Er nannte ihn „Profizocker“
Bruder Ante Sapina hatte Verbindungen zur internationalen Wettmafia, sein Bruder nannte ihn einmal „Profizocker“. Er stellte den Kontakt zu Hoyzer und Marks her. Die Summe, die insbesondere in den dunklen asiatischen Wettmärkten mit dem Sieg von Paderborn gegen den HSV bewegt wurden, lassen sich seriös nicht schätzen. Sie sind hoch, sehr, sehr hoch. Im April wurde Ante Sapina in einem Wiederaufnahmeverfahren vom Landgericht Bochum zu fünf Jahren Haft verurteilt wegen mehrerer Fälle von Wettmanipulation.
Im Fenster des geschlossenen Cafés King hängt ein Zettel mit der Handynummer von Milan Sapina.
Hoyzer ist seit Juni beim Berliner Regionalligisten Berliner AK als „Technischer Direktor“ ehrenamtlich tätig. Er ist dabei auch für „Kommunikation“ zuständig. Aber er spricht nicht über früher. Das Kapitel ist abgeschlossen. Er wurde im Dezember 2006 zu einer Gefängnisstrafe von zwei Jahren und fünf Monaten verurteilt. Nach der Hälfte der Zeit kam er wegen guter Führung raus. Der DFB begnadigte ihn 2011. Er darf nun wieder Fußball spielen und arbeitet in einem Online-Medien-Haus.
Klaus Toppmöller arbeitet nicht mehr.
Der mittlerweile 63-Jährige wohnt in Rivenich, er freut sich über seine Enkelkinder. Sagt er. Zurzeit hat er Anfragen aus Japan, Moldawien, dem Iran und Dubai. Aber nein, das ist es nicht. „Es müsste schon alles passen, dass ich wieder einsteige“, sagte er. Den großen Frust, die tiefe Enttäuschung über die ganze Geschichte, die hört man fast bei jedem Satz.
Zwei Monate nach dem Pokal-Aus wurde er beim HSV entlassen, seitdem hat er nie wieder in der Bundesliga trainiert. „Hundertprozentig hat dieses Spiel meine Beurlaubung mit angeschoben“, sagt er.
Drohungen an Toppmöller
Der damalige HSV-Chef Bernd Hoffmann dachte auf der Tribüne in Paderborn an die anderen Blamagen in Pokalspielen, in Eppingen und Geislingen. „So etwas war beim HSV ja nicht ungewöhnlich“, sagt Hoffmann. „Toppmöller war damals schon felsenfest überzeugt, dass das Spiel manipuliert war“, sagt Hoffmann, „ich konnte das nicht glauben.“ Spieler und Trainer sollten ihren Verdacht keinesfalls öffentlich äußern, erinnert sich Rahn. Jeder hätte den HSV als miesen Verlierer angesehen, Betrugsvorwürfe hätten auch justiziabel sein können.

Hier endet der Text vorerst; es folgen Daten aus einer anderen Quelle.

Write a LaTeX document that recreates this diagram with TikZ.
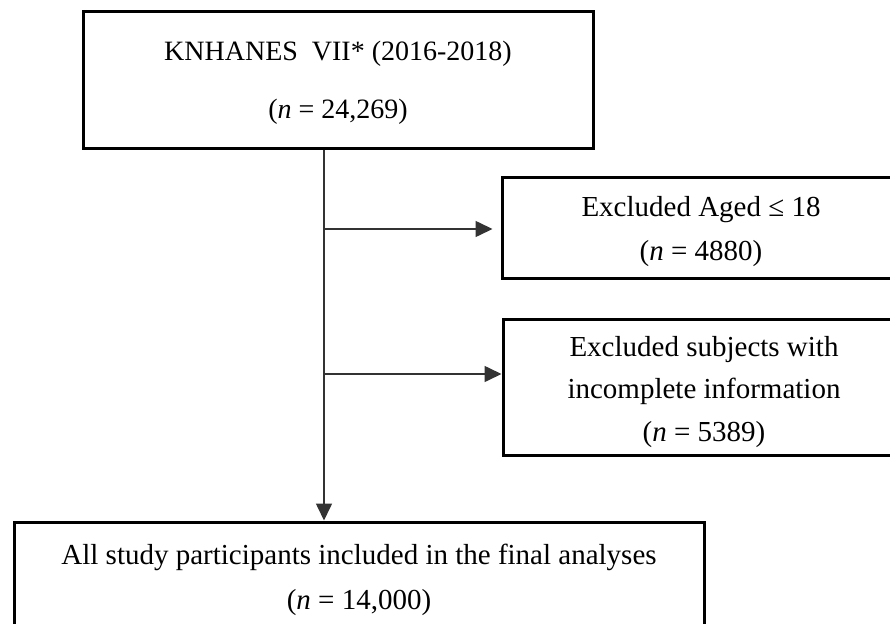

Toppmöller aber rief beim DFB an, beschwerte sich, wollte eine Untersuchung, wurde abgeblockt. „Seien Sie vorsichtig, was Sie sagen, sonst verklage ich Sie!“, habe ihm der damalige Schiedsrichterlehrwart Eugen Strigel gedroht. „Bis heute hat nie jemand vom DFB bei mir um Entschuldigung gebeten“, klagt Toppmöller.

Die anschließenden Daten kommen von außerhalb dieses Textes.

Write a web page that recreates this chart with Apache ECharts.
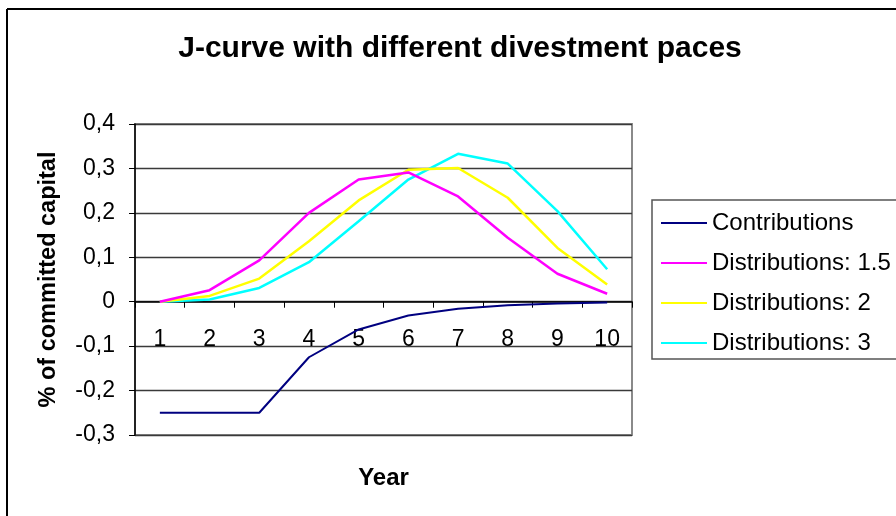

Als im Januar 2005 die Wahrheit herauskam, waren zwei weitere Runden im Pokal gespielt. Der HSV beharrte dennoch auf eine Wiedereingliederung in den Wettbewerb. Praktisch unmöglich, bei einer juristischen Aufarbeitung aber ein ganz starkes Argument. „Der DFB wollte die Kuh schnell vom Eis haben“, erinnerte sich Hoffmann.
500.000 Euro sowie die Einnahmen von weiteren 1,5 Millionen aus einem Länderspiel gegen China gingen als Kompensation schließlich an den HSV. Wirtschaftlich wurde es so eines der besten Pokaljahre überhaupt für den Club – er musste schließlich keine Siegprämien zahlen. Richtig verloren haben der Fußball – und Klaus Toppmöller.